Dem weiteren Argument der Banken, die Zahlung der Vergütung erfolge nicht durch die Anlagegesellschaft an die der Anleger seine Einlage geleistet habe, sondern durch eine Vertriebsorganisation, die wiederum die vertreibende Bank beauftragt habe, d.h. per Definition liege bereits keine „Rückvergütung“ vor, will der BGH wohl damit begegnen, dass er auf die typischen Risiken eines solchen „Dreiecksverhältnisses“ verweist, weshalb der Kunde gerade deshalb das Provisionsinteresse der Bank nicht erkennen könne (vgl.

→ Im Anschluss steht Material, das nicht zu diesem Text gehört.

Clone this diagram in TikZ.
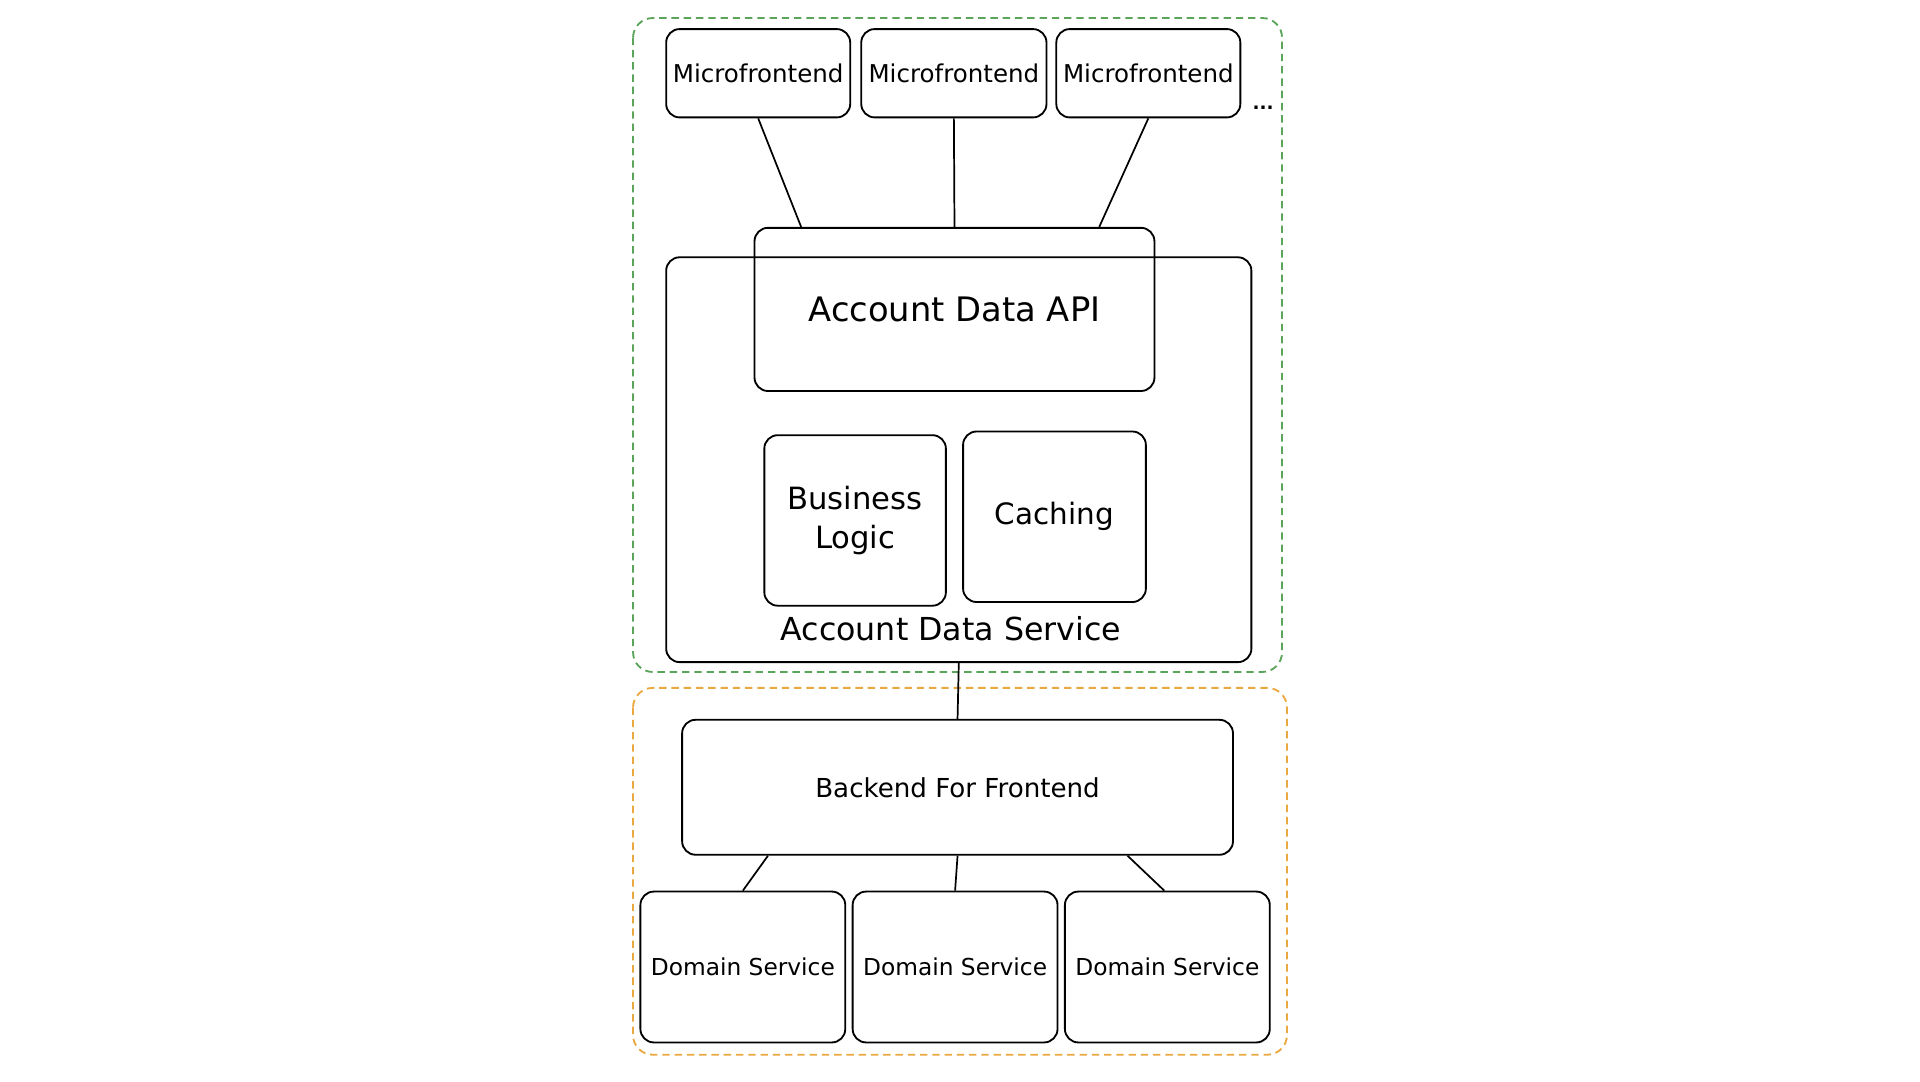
\documentclass[tikz,border=0pt]{standalone}
\usepackage{fontspec}
\setmainfont{DejaVu Sans}
\definecolor{grpgreen}{RGB}{90,165,90}
\definecolor{grporange}{RGB}{234,168,64}
\begin{document}
\begin{tikzpicture}[x=1pt,y=-1pt,
        box/.style={draw,line width=1.5pt,rounded corners=11pt,inner sep=0pt,align=center},
        grp/.style={draw,line width=1.5pt,dash pattern=on 6pt off 4pt,rounded corners=16pt},
        link/.style={line width=1.4pt}]
        \useasboundingbox (2,0.3) rectangle (1567,882);
        \draw[grp,grpgreen] (518,15) rectangle (1047,548);
        \draw[grp,grporange] (518,561) rectangle (1051,860);
        \node[box,minimum width=150pt,minimum height=72pt,font=\fontsize{20}{24}\selectfont] (mf1) at (620,60) {Microfrontend};
        \node[box,minimum width=151pt,minimum height=72pt,font=\fontsize{20}{24}\selectfont] (mf2) at (779.5,60) {Microfrontend};
        \node[box,minimum width=150pt,minimum height=72pt,font=\fontsize{20}{24}\selectfont] (mf3) at (938,60) {Microfrontend};
        \node[font=\bfseries\fontsize{15}{16}\selectfont] (more) at (1031.5,88) {...};
        \node[box,minimum width=477pt,minimum height=330pt] (svc) at (783.5,375) {};
        \node[font=\fontsize{25.8}{30}\selectfont] (svclabel) at (777,513) {Account Data Service};
        \node[box,minimum width=326pt,minimum height=133pt,font=\fontsize{27.5}{32}\selectfont] (api) at (780,252.5) {Account Data API};
        \node[box,minimum width=148pt,minimum height=139pt,font=\fontsize{25}{32}\selectfont] (logic) at (699,424.5) {Business\\Logic};
        \node[box,minimum width=149pt,minimum height=139pt,font=\fontsize{24}{28}\selectfont] (cache) at (861.5,421.5) {Caching};
        \node[box,minimum width=449pt,minimum height=110pt,font=\fontsize{21.3}{25}\selectfont] (bff) at (782.5,642) {Backend For Frontend};
        \node[box,minimum width=167pt,minimum height=123pt,font=\fontsize{19}{22}\selectfont] (ds1) at (607.5,788.5) {Domain Service};
        \node[box,minimum width=167pt,minimum height=123pt,font=\fontsize{19}{22}\selectfont] (ds2) at (780.5,788.5) {Domain Service};
        \node[box,minimum width=167pt,minimum height=123pt,font=\fontsize{19}{22}\selectfont] (ds3) at (953.5,788.5) {Domain Service};
        \draw[link] (mf1.south) -- ([xshift=-125pt]api.north);
        \draw[link] (mf2.south) -- (api.north);
        \draw[link] (mf3.south) -- ([xshift=118pt]api.north);
        \draw[link] (svc.south) -- (bff.north);
        \draw[link] ([xshift=-154.5pt]bff.south) -- (ds1.north);
        \draw[link] (bff.south) -- (ds2.north);
        \draw[link] ([xshift=138.5pt]bff.south) -- ([xshift=-2.5pt]ds3.north);
    \end{tikzpicture}
\end{document}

BGH-Beschluss vom 19.07.2011, XI ZR 191/10; ebenso: OLG Stuttgart, Urteil 30.10.2010, 6 U 2/2010).Auch dies überzeugt nicht, wenn es zulässig sein soll, dass gerade bei einem solchen Dreiecksverhältnis Vertriebsinnenprovisionen aus der Anlagesumme entnommen und bis zur Höhe von 15 % an die beratende Bank bezahlt werden dürfen, ohne ein weiteres Agio oder sonstige Gebühren auszuweisen (vgl. BGH 12.02.2004, III ZR 359/02). Zu bedenken ist in diesem Zusammenhang auch, dass der BGH erst jüngst der Verpflichtung zur Ausweisung der eigenen Marge z.B. bei „Festpreisgeschäften“ im „Zweipersonenverhältnis Bank-Kunde“ eine Absage erteilt hat (vgl. BGH –Urteile vom 27.09.2011, XI ZR 178/10 und XI ZR 182/10 „Lehman-Zertifikat“ bzw. vom 22.03.2010 XI ZR 33/10 „CMS- Swap“). Bei den „Lehman-Zertifikat“ –Entscheidungen begründet der XI. Zivilsenat seine Entscheidungen ausdrücklich damit, dass dem Kunden das Gewinninteresse der Bank bekannt sei.In gleicher Weise argumentierte der Bankensenat bereits im Urteil vom 22.03.2011 (XI ZR 33/10) zu einem CMS- Swap- Geschäft, in dem ebenfalls eine generelle Aufklärungspflicht über die Vergütung bei sog. „Zweipersonenverhältnissen Bank-Kunde“ abgelehnt wurde. Etwas anderes soll nach Ansicht des BGH nur beim Hinzutreten „besonderer Umstände“ gelten, die der BGH in dem zur Entscheidung anstehenden CMS- Swap-Fall darin sah, dass das der Gewinn der Bank durch die bewusst zu Lasten des Kunden konzipierte Struktur des CMS- Swap erzielt werde.

Die Begründung, warum im Zweipersonenverhältnis nicht über die Vergütung aufzuklären sei, ist in der Sache richtig. Jeder Kunde der mit seiner Bank kontrahiert, weiß, dass diese mit dem konkreten Geschäft Geld verdienen will, wenn sie nicht ausdrücklich eine „Kostenfreiheit“ bewirbt. Wieso soll aber bei Produkten, die die Bank für einen Dritten vertreibt, etwas anderes gelten? Nimmt der BGH etwa an, dass ein Kunde nicht weiß, dass die Bank auch mit dem Vertrieb fremder Produkte Geld verdienen möchte?